WHAT THE EXERCISE ASKS: Lines that include the word "image" are the ones to copy.

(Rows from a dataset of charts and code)
──────

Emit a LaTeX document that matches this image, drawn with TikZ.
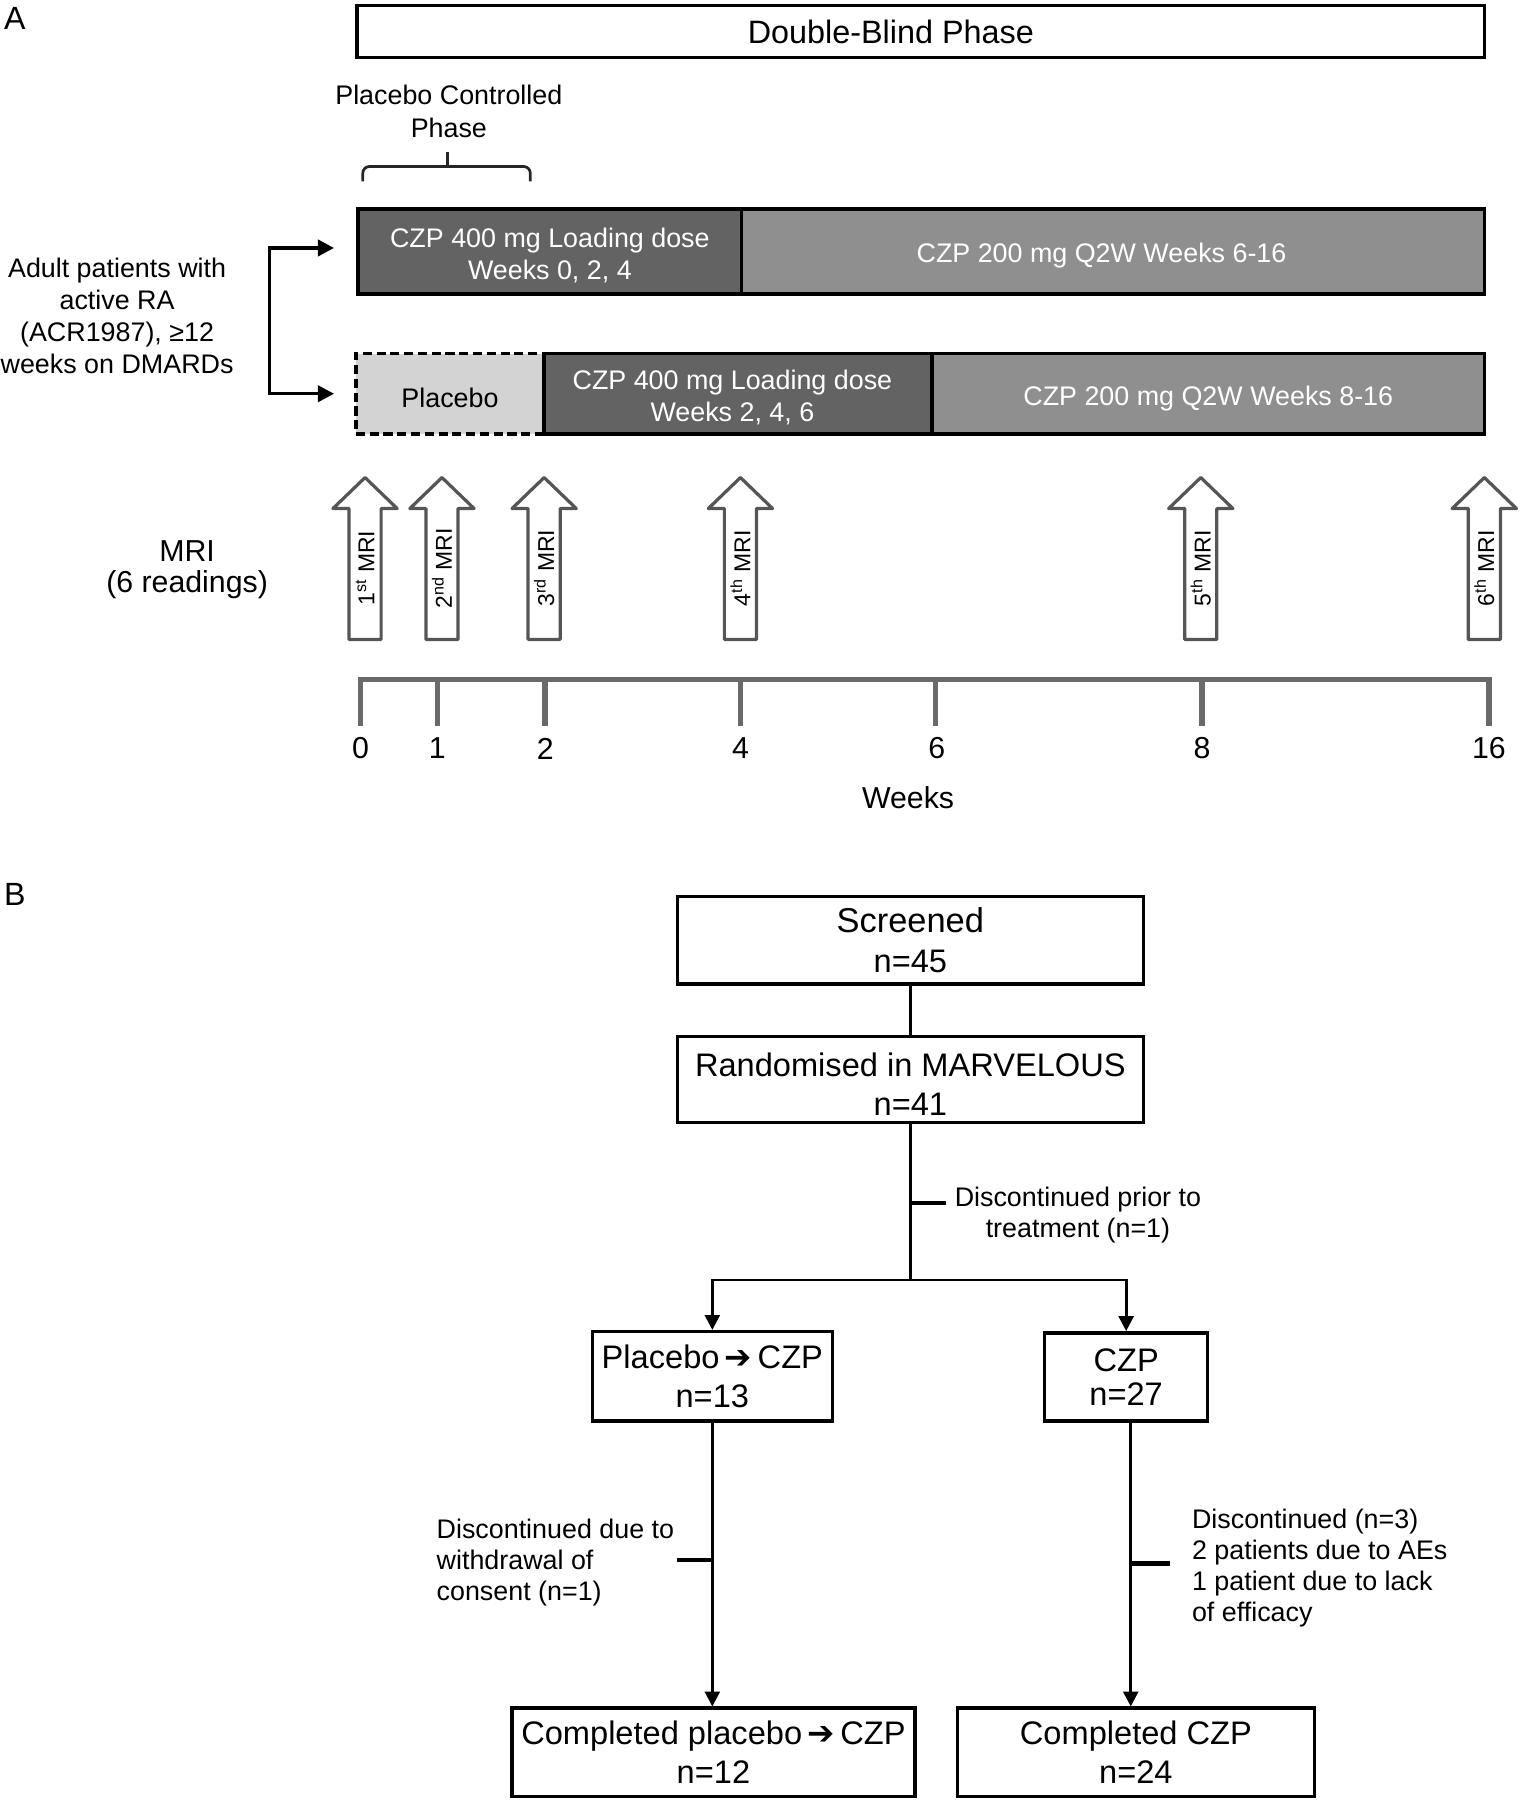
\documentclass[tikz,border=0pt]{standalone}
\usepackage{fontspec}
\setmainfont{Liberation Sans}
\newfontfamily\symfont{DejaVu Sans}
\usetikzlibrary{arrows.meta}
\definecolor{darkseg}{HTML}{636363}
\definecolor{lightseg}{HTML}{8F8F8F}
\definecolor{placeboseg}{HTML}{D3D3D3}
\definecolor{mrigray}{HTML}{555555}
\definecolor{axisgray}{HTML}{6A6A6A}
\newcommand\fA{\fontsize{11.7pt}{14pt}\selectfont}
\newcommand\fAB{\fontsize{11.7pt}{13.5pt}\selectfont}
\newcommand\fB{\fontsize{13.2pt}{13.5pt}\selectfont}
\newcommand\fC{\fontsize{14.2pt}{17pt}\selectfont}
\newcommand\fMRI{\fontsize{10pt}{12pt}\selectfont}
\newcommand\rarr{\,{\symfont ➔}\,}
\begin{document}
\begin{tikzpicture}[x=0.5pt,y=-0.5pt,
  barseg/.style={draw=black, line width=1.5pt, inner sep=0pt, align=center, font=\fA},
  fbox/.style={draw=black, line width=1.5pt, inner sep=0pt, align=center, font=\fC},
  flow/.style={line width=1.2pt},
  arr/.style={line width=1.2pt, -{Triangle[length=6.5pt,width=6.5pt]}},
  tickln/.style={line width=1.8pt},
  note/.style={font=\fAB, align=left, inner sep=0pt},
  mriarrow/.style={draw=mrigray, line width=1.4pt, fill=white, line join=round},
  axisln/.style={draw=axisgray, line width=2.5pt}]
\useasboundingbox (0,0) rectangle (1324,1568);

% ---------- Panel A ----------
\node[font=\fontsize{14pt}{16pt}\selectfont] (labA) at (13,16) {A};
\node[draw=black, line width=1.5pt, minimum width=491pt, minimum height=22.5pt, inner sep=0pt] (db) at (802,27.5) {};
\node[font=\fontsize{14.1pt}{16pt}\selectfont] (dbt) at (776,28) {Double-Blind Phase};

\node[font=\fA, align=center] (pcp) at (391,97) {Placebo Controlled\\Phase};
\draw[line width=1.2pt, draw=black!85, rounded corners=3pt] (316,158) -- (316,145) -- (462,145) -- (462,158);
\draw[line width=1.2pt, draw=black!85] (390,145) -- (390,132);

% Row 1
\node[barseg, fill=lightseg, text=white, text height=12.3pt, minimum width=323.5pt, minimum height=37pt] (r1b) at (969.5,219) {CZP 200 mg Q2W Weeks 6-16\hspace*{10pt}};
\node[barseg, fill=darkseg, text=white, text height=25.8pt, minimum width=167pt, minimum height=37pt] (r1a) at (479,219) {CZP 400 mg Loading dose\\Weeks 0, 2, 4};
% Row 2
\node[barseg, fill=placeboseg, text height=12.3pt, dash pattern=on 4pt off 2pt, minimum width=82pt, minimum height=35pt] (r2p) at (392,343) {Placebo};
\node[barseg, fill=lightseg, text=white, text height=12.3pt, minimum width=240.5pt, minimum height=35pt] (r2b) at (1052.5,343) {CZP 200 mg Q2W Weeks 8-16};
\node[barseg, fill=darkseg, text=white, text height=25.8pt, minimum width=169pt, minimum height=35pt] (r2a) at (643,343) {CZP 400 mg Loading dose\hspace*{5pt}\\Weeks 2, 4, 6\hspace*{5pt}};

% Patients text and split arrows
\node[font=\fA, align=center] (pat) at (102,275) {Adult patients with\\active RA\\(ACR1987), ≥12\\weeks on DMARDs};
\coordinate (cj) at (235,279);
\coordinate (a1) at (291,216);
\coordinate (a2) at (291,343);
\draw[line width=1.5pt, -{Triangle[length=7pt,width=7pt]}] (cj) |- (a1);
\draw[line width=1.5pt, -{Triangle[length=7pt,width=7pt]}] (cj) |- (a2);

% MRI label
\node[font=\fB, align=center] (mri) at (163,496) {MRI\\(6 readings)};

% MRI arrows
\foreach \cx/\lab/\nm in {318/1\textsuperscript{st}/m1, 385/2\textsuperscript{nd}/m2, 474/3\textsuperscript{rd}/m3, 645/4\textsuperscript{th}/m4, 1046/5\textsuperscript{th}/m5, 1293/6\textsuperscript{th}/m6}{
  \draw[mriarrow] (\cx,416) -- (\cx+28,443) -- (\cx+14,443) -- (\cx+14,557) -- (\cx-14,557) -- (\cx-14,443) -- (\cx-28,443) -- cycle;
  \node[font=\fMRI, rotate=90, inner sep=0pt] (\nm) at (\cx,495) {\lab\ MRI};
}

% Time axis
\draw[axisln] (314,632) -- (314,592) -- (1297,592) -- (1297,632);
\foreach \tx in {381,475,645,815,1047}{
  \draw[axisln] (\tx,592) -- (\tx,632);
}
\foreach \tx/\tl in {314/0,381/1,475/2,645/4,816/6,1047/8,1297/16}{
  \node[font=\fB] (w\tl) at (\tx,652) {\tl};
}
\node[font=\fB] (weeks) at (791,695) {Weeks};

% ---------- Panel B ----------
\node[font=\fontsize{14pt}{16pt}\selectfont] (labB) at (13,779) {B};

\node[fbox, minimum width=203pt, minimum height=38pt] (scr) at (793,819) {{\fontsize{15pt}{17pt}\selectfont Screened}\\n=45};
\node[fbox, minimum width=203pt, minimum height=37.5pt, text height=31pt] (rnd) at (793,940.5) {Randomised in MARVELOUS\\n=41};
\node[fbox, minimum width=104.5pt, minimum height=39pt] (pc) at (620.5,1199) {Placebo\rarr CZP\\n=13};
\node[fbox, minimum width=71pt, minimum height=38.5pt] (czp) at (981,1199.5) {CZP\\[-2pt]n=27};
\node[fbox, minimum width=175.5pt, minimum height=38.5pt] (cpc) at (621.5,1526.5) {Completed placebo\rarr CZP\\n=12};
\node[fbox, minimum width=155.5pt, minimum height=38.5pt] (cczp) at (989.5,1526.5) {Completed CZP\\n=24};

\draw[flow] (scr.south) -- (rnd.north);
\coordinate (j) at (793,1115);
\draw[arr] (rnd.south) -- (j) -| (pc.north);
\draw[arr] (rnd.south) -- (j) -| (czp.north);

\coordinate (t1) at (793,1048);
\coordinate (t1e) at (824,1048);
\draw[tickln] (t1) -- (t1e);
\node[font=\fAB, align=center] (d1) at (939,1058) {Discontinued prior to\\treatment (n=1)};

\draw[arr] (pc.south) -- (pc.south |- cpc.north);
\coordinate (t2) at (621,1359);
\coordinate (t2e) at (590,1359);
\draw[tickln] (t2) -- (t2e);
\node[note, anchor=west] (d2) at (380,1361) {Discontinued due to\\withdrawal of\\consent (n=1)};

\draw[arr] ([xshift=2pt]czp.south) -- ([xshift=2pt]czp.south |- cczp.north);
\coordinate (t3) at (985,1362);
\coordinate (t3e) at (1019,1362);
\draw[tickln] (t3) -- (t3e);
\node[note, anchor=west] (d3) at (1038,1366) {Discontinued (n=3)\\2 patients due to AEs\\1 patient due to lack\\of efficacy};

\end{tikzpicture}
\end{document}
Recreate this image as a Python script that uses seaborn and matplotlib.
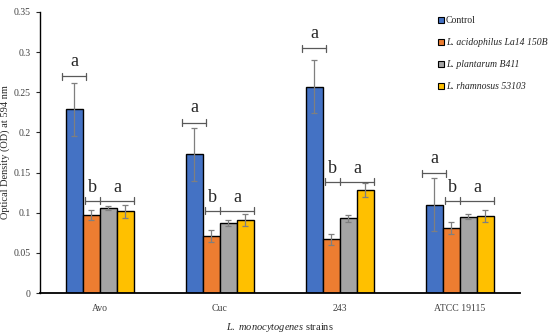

──────

RESPONSE FOR THIS EXERCISE:
Emit a LaTeX document that matches this image, drawn with TikZ.
Recreate this image as a Python script that uses seaborn and matplotlib.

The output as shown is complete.